____ Data for this exercise

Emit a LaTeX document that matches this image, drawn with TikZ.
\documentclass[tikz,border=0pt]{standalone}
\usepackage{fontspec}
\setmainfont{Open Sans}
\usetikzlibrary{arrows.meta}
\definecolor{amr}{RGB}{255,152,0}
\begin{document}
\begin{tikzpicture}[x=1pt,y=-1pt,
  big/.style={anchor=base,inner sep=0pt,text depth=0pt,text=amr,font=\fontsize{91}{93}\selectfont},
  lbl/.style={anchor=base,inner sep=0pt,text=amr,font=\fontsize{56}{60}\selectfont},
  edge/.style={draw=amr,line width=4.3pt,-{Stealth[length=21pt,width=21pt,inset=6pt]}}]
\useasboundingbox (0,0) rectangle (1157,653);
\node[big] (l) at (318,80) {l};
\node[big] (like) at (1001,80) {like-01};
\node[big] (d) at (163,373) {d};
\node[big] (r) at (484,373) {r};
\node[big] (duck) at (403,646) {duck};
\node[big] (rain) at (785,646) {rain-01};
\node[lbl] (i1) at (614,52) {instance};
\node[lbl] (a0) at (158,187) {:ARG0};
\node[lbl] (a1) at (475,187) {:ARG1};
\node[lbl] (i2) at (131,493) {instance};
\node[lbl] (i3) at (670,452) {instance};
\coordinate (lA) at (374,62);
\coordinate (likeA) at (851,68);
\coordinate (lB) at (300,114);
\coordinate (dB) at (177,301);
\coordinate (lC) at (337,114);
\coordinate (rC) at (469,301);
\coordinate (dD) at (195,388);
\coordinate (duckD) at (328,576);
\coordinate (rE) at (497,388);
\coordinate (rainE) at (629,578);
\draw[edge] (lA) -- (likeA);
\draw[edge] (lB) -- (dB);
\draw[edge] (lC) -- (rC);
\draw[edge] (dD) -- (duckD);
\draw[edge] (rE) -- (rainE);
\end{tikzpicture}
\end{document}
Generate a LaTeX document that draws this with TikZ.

________

→ **Problem description**
Reproduce each entry from the records above, character for character.

→ **The solution**
Emit a LaTeX document that matches this image, drawn with TikZ.
\documentclass[tikz,border=0pt]{standalone}
\usepackage{fontspec}
\setmainfont{Open Sans}
\usetikzlibrary{arrows.meta}
\definecolor{amr}{RGB}{255,152,0}
\begin{document}
\begin{tikzpicture}[x=1pt,y=-1pt,
  big/.style={anchor=base,inner sep=0pt,text depth=0pt,text=amr,font=\fontsize{91}{93}\selectfont},
  lbl/.style={anchor=base,inner sep=0pt,text=amr,font=\fontsize{56}{60}\selectfont},
  edge/.style={draw=amr,line width=4.3pt,-{Stealth[length=21pt,width=21pt,inset=6pt]}}]
\useasboundingbox (0,0) rectangle (1157,653);
\node[big] (l) at (318,80) {l};
\node[big] (like) at (1001,80) {like-01};
\node[big] (d) at (163,373) {d};
\node[big] (r) at (484,373) {r};
\node[big] (duck) at (403,646) {duck};
\node[big] (rain) at (785,646) {rain-01};
\node[lbl] (i1) at (614,52) {instance};
\node[lbl] (a0) at (158,187) {:ARG0};
\node[lbl] (a1) at (475,187) {:ARG1};
\node[lbl] (i2) at (131,493) {instance};
\node[lbl] (i3) at (670,452) {instance};
\coordinate (lA) at (374,62);
\coordinate (likeA) at (851,68);
\coordinate (lB) at (300,114);
\coordinate (dB) at (177,301);
\coordinate (lC) at (337,114);
\coordinate (rC) at (469,301);
\coordinate (dD) at (195,388);
\coordinate (duckD) at (328,576);
\coordinate (rE) at (497,388);
\coordinate (rainE) at (629,578);
\draw[edge] (lA) -- (likeA);
\draw[edge] (lB) -- (dB);
\draw[edge] (lC) -- (rC);
\draw[edge] (dD) -- (duckD);
\draw[edge] (rE) -- (rainE);
\end{tikzpicture}
\end{document}
Generate a LaTeX document that draws this with TikZ.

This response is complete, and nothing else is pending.